El incauto parisino pretendía finiquitar sus asuntos, y aun realizar una visita turística de Madrid, en quince días, a lo que, con mucha ironía, le respondió su anfitrión español que lo invitaba a comer al cabo de quince meses, transcurridos los cuales apostaba que seguiría instalado en la capital. El resto de la historia transcurre por una serie de vicisitudes en las que la frase más repetida es el consabido «vuelva usted mañana». Al cabo de seis meses, hastiado y sin haber conseguido sus propósitos, tomó la diligencia de vuelta a París.

Mutatis mutandis, les propongo un ejercicio que consiste en comparar la web del Gobierno británico en la que se explican los pasos para constituir una sociedad (https://www.gov.uk/set-up-business-partnership) con la de nuestro Gobierno (https://plataformapyme.es/es-es/Nacimiento/Paginas/Tramites.aspx). Simplemente, para ahorrarles la pereza de hacerlo, como diría el propio Larra, les voy a enumerar las instancias o administraciones a las que hay que dirigirse para lograr el sospechoso fin de crear una empresa: Agencia Tributaria, Tesorería General de la Seguridad Social, Inspección de Trabajo, Registro Mercantil, Autoridades de Certificación, Ayuntamiento, Servicio Público de Empleo, Consejería de Trabajo de la CCAA, Oficina de Patentes y Marcas, más otras tres o cuatro en función de la naturaleza de la actividad de la empresa (si es que a estas alturas del procedimiento el empresario, o emprendedor como dicen los modernos, no ha adoptado la misma determinación que Monsieur Sans-délai y ha tomado las de Villadiego).

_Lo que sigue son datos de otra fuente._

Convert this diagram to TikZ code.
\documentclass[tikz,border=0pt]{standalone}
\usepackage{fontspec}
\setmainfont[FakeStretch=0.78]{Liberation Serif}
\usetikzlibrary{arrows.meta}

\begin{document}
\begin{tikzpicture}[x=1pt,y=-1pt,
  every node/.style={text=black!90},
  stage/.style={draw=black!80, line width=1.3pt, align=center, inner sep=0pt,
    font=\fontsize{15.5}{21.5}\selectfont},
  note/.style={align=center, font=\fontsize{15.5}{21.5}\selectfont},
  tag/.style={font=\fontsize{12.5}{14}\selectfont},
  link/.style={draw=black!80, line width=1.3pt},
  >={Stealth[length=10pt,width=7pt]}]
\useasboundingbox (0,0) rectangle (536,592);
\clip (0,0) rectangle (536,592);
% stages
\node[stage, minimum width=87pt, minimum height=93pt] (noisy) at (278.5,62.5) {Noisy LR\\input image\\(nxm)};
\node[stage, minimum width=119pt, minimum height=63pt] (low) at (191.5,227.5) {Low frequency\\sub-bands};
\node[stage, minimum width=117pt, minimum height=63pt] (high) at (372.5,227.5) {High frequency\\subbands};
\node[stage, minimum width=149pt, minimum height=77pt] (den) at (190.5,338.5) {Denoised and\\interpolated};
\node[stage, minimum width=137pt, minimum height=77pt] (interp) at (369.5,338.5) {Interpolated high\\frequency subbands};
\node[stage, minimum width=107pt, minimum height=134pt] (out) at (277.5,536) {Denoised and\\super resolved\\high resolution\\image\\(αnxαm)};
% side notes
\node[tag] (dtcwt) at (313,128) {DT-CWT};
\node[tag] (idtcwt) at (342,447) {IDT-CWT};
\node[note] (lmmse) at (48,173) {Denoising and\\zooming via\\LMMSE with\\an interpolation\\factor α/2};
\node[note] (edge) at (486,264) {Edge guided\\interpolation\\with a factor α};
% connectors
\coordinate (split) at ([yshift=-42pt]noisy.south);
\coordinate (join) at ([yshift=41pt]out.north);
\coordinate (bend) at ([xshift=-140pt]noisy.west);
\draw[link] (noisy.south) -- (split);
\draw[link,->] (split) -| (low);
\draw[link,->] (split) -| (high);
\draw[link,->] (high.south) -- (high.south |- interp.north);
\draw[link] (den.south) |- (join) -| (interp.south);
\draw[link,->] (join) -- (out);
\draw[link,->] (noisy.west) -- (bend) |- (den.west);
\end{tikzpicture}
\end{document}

En definitiva, el corolario de toda mi argumentación sería que, si bien una estructura estatal es necesaria para el desarrollo de la actividad del país, esta debería modificarse en dos aspectos: reducir la ingente burocracia que genera, dando la sensación de que lo hace como una especie de retroalimentación para justificar su propia existencia, y limitar el funcionariado a aquellos puestos que sean imprescindibles para garantizar su funcionamiento y la igualdad de derechos y deberes de los españoles al margen de vaivenes políticos.

Por eso, me llama poderosísimamente la atención la existencia de personas que afirman que lo importante es defender «lo público» (así, en general). En Elche de estos tenemos bastantes, no sé si muchos, pero sí bien organizados y que siempre han ejercido una gran presión sobre los consistorios timoratos, como el actual. Ahora mismo, por ejemplo, se ha desencadenado cierta polémica en las redes sociales a raíz de la notica de que el CEU Cardenal Herrera está interesado en el edificio de Zara para ampliar instalaciones.

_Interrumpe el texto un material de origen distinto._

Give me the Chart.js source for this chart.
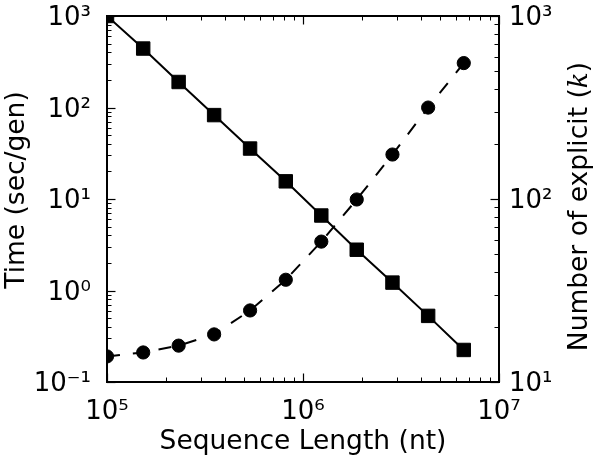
<!DOCTYPE html>
<html><head><meta charset="utf-8">
<script src="https://cdn.jsdelivr.net/npm/chart.js@4/dist/chart.umd.min.js"></script>
<style>html,body{margin:0;padding:0;background:#fff}#wrap{width:600px;height:461px;position:relative}</style>
</head><body><div id="wrap"><canvas id="c"></canvas></div>
<script>
// ---- data ----
const seqLength = [1.0e5, 1.53e5, 2.32e5, 3.52e5, 5.37e5, 8.17e5, 1.24e6, 1.88e6, 2.86e6, 4.35e6, 6.61e6];
const timeSecPerGen = [1000, 441, 190, 82.6, 35.6, 15.6, 6.6, 2.79, 1.22, 0.528, 0.224];
const numExplicit = [13.8, 14.5, 15.8, 18.2, 24.6, 36.2, 58.5, 99.4, 175, 316, 553];
const xTickValues = [1e5, 1e6, 1e7];
const yTickValues = [0.1, 1, 10, 100, 1000];
const y2TickValues = [10, 100, 1000];
const xTitle = 'Sequence Length (nt)';
const yTitle = 'Time (sec/gen)';
const y2TitleParts = ['Number of explicit (', 'k', ')'];

const FONT = "'DejaVu Sans'";
const SUP = {'0':'\u2070','1':'\u00B9','2':'\u00B2','3':'\u00B3','4':'\u2074','5':'\u2075','6':'\u2076','7':'\u2077','8':'\u2078','9':'\u2079','-':'\u207B'};
function powLabel(v){
  const l = Math.log10(v), e = Math.round(l);
  if (Math.abs(l - e) > 1e-6) return '';
  return '10' + String(e).split('').map(c => SUP[c]).join('');
}
function logTicks(min, max){
  const out = [];
  for (let e = Math.floor(Math.log10(min)); e < Math.round(Math.log10(max)); e++) {
    for (let m = 1; m <= 9; m++) out.push({v: m * Math.pow(10, e), major: m === 1});
  }
  out.push({v: max, major: true});
  return out;
}

const framePlugin = {
  id: 'frameTicks',
  afterDatasetsDraw(chart) {
    const {ctx, chartArea: a, scales} = chart;
    ctx.save();
    ctx.strokeStyle = '#000';
    const MAJ = 8.5, MIN = 4.5;
    logTicks(scales.x.min, scales.x.max).forEach(t => {
      const px = Math.round(scales.x.getPixelForValue(t.v)) + 0.5;
      const L = t.major ? MAJ : MIN;
      ctx.lineWidth = t.major ? 1.2 : 1;
      ctx.beginPath();
      ctx.moveTo(px, a.bottom); ctx.lineTo(px, a.bottom - L);
      ctx.moveTo(px, a.top); ctx.lineTo(px, a.top + L);
      ctx.stroke();
    });
    logTicks(scales.y.min, scales.y.max).forEach(t => {
      const py = Math.round(scales.y.getPixelForValue(t.v)) + 0.5;
      const L = t.major ? MAJ : MIN;
      ctx.lineWidth = t.major ? 1.2 : 1;
      ctx.beginPath(); ctx.moveTo(a.left, py); ctx.lineTo(a.left + L, py); ctx.stroke();
    });
    logTicks(scales.y2.min, scales.y2.max).forEach(t => {
      const py = Math.round(scales.y2.getPixelForValue(t.v)) + 0.5;
      const L = t.major ? MAJ : MIN;
      ctx.lineWidth = t.major ? 1.2 : 1;
      ctx.beginPath(); ctx.moveTo(a.right, py); ctx.lineTo(a.right - L, py); ctx.stroke();
    });
    ctx.lineWidth = 2;
    ctx.strokeRect(a.left, a.top, a.right - a.left, a.bottom - a.top);
    ctx.restore();
  },
  afterDraw(chart) {
    const ctx = chart.ctx;
    ctx.save();
    ctx.fillStyle = '#000';
    ctx.textBaseline = 'alphabetic';
    ctx.font = "26.5px " + FONT;
    ctx.translate(24, 190);
    ctx.rotate(-Math.PI / 2);
    ctx.textAlign = 'center';
    ctx.fillText(yTitle, 0, 0);
    ctx.restore();
    ctx.save();
    ctx.fillStyle = '#000';
    ctx.textBaseline = 'alphabetic';
    ctx.textAlign = 'left';
    const fonts = ["26.5px " + FONT, "italic 26.5px 'DejaVu Serif'", "26.5px " + FONT];
    const widths = y2TitleParts.map((s, i) => { ctx.font = fonts[i]; return ctx.measureText(s).width; });
    const total = widths.reduce((p, c) => p + c, 0);
    ctx.translate(586.5, 206.5);
    ctx.rotate(-Math.PI / 2);
    let x = -total / 2;
    y2TitleParts.forEach((s, i) => { ctx.font = fonts[i]; ctx.fillText(s, x, 0); x += widths[i]; });
    ctx.restore();
  }
};

const tickFont = {family: FONT, size: 26};
new Chart(document.getElementById('c'), {
  type: 'line',
  data: {
    datasets: [
      {
        label: 'Number of explicit',
        yAxisID: 'y2',
        data: seqLength.map((x, i) => ({x, y: numExplicit[i]})),
        borderColor: '#000', backgroundColor: '#000', borderWidth: 2,
        borderDash: [13, 13],
        pointStyle: 'circle', pointRadius: 6.6, pointBorderWidth: 1,
        pointBackgroundColor: '#000', pointBorderColor: '#000',
        tension: 0, clip: 0
      },
      {
        label: 'Time',
        yAxisID: 'y',
        data: seqLength.map((x, i) => ({x, y: timeSecPerGen[i]})),
        borderColor: '#000', backgroundColor: '#000', borderWidth: 2,
        pointStyle: 'rect', pointRadius: 9.5, pointBorderWidth: 1,
        pointBackgroundColor: '#000', pointBorderColor: '#000',
        tension: 0, clip: 0
      }
    ]
  },
  options: {
    responsive: true, maintainAspectRatio: false, animation: false,
    layout: {autoPadding: false, padding: {top: 16, left: 0, right: 0, bottom: 0}},
    plugins: {legend: {display: false}, tooltip: {enabled: false}},
    scales: {
      x: {
        type: 'logarithmic', position: 'bottom', min: 1e5, max: 1e7,
        afterBuildTicks: s => { s.ticks = xTickValues.map(v => ({value: v})); },
        afterFit: s => { s.height = 79; s.paddingLeft = 0; s.paddingRight = 0; },
        grid: {display: false, drawTicks: false},
        border: {display: false},
        ticks: {callback: v => powLabel(v), font: tickFont, color: '#000', padding: 15, autoSkip: false, maxRotation: 0},
        title: {display: true, text: xTitle, font: {family: FONT, size: 26.5, lineHeight: 1.2}, color: '#000', padding: {top: 0, bottom: 2.5}}
      },
      y: {
        type: 'logarithmic', position: 'left', min: 0.1, max: 1000,
        afterBuildTicks: s => { s.ticks = yTickValues.map(v => ({value: v})); },
        afterFit: s => { s.width = 107; s.paddingTop = 0; s.paddingBottom = 0; },
        grid: {display: false, drawTicks: false},
        border: {display: false},
        ticks: {callback: v => powLabel(v), font: tickFont, color: '#000', padding: 16, autoSkip: false, labelOffset: 2.5}
      },
      y2: {
        type: 'logarithmic', position: 'right', min: 10, max: 1000,
        afterBuildTicks: s => { s.ticks = y2TickValues.map(v => ({value: v})); },
        afterFit: s => { s.width = 101; s.paddingTop = 0; s.paddingBottom = 0; },
        grid: {display: false, drawTicks: false},
        border: {display: false},
        ticks: {callback: v => powLabel(v), font: tickFont, color: '#000', padding: 10, autoSkip: false, labelOffset: 2.5}
      }
    }
  },
  plugins: [framePlugin]
});
</script>
</body></html>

Esos «defensores de lo público», como los defensores de cualquier dogma, ignorando lo obvio, trazan una correlación entre esta notica y la cesión que se hizo a la misma universidad privada, en 2012, de los antiguos juzgados de Reyes Católicos. Nueve años después se ha demostrado que esa decisión ha supuesto un gran acicate para la actividad económica en El Plà. Las comparaciones son odiosas, pero comparen lo que el CEU (entidad privada) supone para la zona y lo que representa el Centro Hernandiano (edificio público en el que se invirtieron millones).

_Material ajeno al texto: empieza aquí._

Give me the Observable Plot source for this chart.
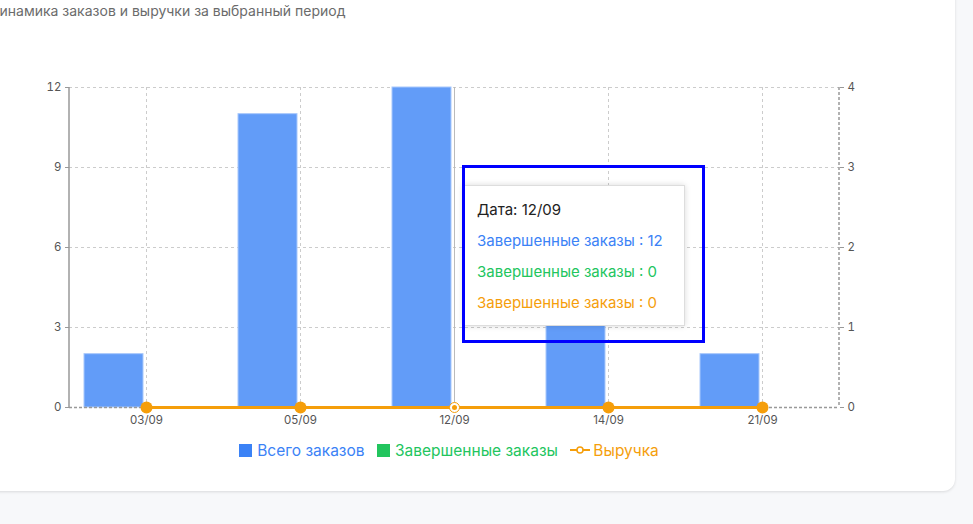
<!DOCTYPE html>
<html><head><meta charset="utf-8">
<script src="https://cdn.jsdelivr.net/npm/d3@7"></script>
<script src="https://cdn.jsdelivr.net/npm/@observablehq/plot@0.6"></script>
<style>
body{margin:0;background:#f7f8fa;font-family:Inter,"Noto Sans",sans-serif;overflow:hidden}
#card{position:absolute;left:-30px;top:-20px;width:985px;height:511px;background:#fff;border-radius:12px;box-shadow:0 1px 3px rgba(0,0,0,.12)}
#title{position:absolute;left:-12px;top:2px;font-size:14px;color:#6b6b6b;white-space:nowrap}
#chart{position:absolute;left:0;top:0}
#legend{position:absolute;top:441px;left:0;width:898px;text-align:center;font-size:15.5px}
#legend span{margin:0 4px}
.sq{display:inline-block;width:13px;height:13px;vertical-align:-1px;margin-right:5px}
#tip{position:absolute;left:463px;top:185px;width:222px;height:141px;box-sizing:border-box;background:#fff;border:1px solid #ddd;box-shadow:0 0 6px rgba(0,0,0,.15);padding:8px 13px;font-size:15px;line-height:31px}
#hl{position:absolute;left:462px;top:165px;width:243px;height:178px;box-sizing:border-box;border:3px solid #0000ff}
</style></head>
<body>
<div id="card"></div>
<div id="chart"></div>
<div id="title">Динамика заказов и выручки за выбранный период</div>
<div id="legend">
<span style="color:#3b82f6"><i class="sq" style="background:#3b82f6"></i>Всего заказов</span>
<span style="color:#22c55e"><i class="sq" style="background:#22c55e"></i>Завершенные заказы</span>
<span style="color:#f59e0b"><svg width="20" height="10" style="vertical-align:1px;margin-right:3px"><line x1="0" x2="20" y1="5" y2="5" stroke="#f59e0b" stroke-width="2"/><circle cx="10" cy="5" r="3" fill="#fff" stroke="#f59e0b" stroke-width="1.5"/></svg>Выручка</span>
</div>
<div id="tip">
<div style="color:#222">Дата: 12/09</div>
<div style="color:#3b82f6">Завершенные заказы : 12</div>
<div style="color:#22c55e">Завершенные заказы : 0</div>
<div style="color:#f59e0b">Завершенные заказы : 0</div>
</div>
<div id="hl"></div>
<script>
const dates = ["03/09", "05/09", "12/09", "14/09", "21/09"];
const totalOrders = [2, 11, 12, 4, 2];
const doneOrders = [0, 0, 0, 0, 0];
const revenue = [0, 0, 0, 0, 0];
const leftTicks = [0, 3, 6, 9, 12];
const hovered = "12/09";

const rows = dates.map((d, i) => ({date: d, total: totalOrders[i], done: doneOrders[i], rev: revenue[i] * 3}));

const chart = Plot.plot({
  width: 973,
  height: 435,
  marginLeft: 69,
  marginRight: 134,
  marginTop: 87,
  marginBottom: 28,
  style: {fontFamily: "Inter, sans-serif", fontSize: "11.5px", color: "#555", background: "transparent"},
  x: {domain: dates, padding: 0, label: null},
  y: {domain: [0, 12], label: null},
  marks: [
    Plot.gridY(leftTicks.slice(1), {stroke: "#ccc", strokeOpacity: 1, strokeDasharray: "3,3"}),
    Plot.gridX(dates, {stroke: "#ccc", strokeOpacity: 1, strokeDasharray: "3,3"}),
    Plot.barY(rows, {x: "date", y: "total", fill: "#629cf8", stroke: "#a8c8fb", strokeWidth: 1, insetLeft: 15, insetRight: 80}),
    Plot.barY(rows, {x: "date", y: "done", fill: "#22c55e", insetLeft: 77, insetRight: 18}),
    Plot.ruleX([hovered], {stroke: "#bbb"}),
    Plot.ruleY([0], {stroke: "#999", strokeDasharray: "3,2", strokeWidth: 1.5}),
    Plot.line(rows, {x: "date", y: "rev", stroke: "#f59e0b", strokeWidth: 3}),
    Plot.dot(rows.filter(r => r.date !== hovered), {x: "date", y: "rev", r: 6, fill: "#f59e0b"}),
    Plot.dot(rows.filter(r => r.date === hovered), {x: "date", y: "rev", r: 5, fill: "#fff", stroke: "#f59e0b", strokeWidth: 1}),
    Plot.dot(rows.filter(r => r.date === hovered), {x: "date", y: "rev", r: 2.5, fill: "#f59e0b"}),
    Plot.axisY(leftTicks, {anchor: "left", tickSize: 4, tickPadding: 4, stroke: "#999"}),
    Plot.axisY(leftTicks, {anchor: "right", tickSize: 4, tickPadding: 4, stroke: "#999", tickFormat: v => v / 3}),
    Plot.axisX({tickSize: 0, tickPadding: 8})
  ]
});
document.getElementById("chart").appendChild(chart);

// side frame lines
const svg = d3.select(chart);
svg.append("line").attr("x1", 69).attr("x2", 69).attr("y1", 87).attr("y2", 407).attr("stroke", "#999").attr("stroke-width", 1.5);
svg.append("line").attr("x1", 839).attr("x2", 839).attr("y1", 87).attr("y2", 407).attr("stroke", "#999").attr("stroke-width", 1.5).attr("stroke-dasharray", "3,2");
</script>
</body></html>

En definitiva, si el CEU, o cualquier otra entidad, desea instalarse en el centro de Elche, lo único que deben hacer las administraciones, empezando por el Ayuntamiento, es darle facilidades. Del mismo modo, toda la actividad comercial y de servicios (incluyendo a la restauración, por supuesto) también deberían tener todo tipo de ventajas para instalarse. Lamentablemente, la política local, condicionada por Compromís, parece que va en sentido contrario, así que ya que tenemos el centro peatonalizado, sólo nos quedará pasear «Correora pa munt i Correora pa Baix» (si nos dejan).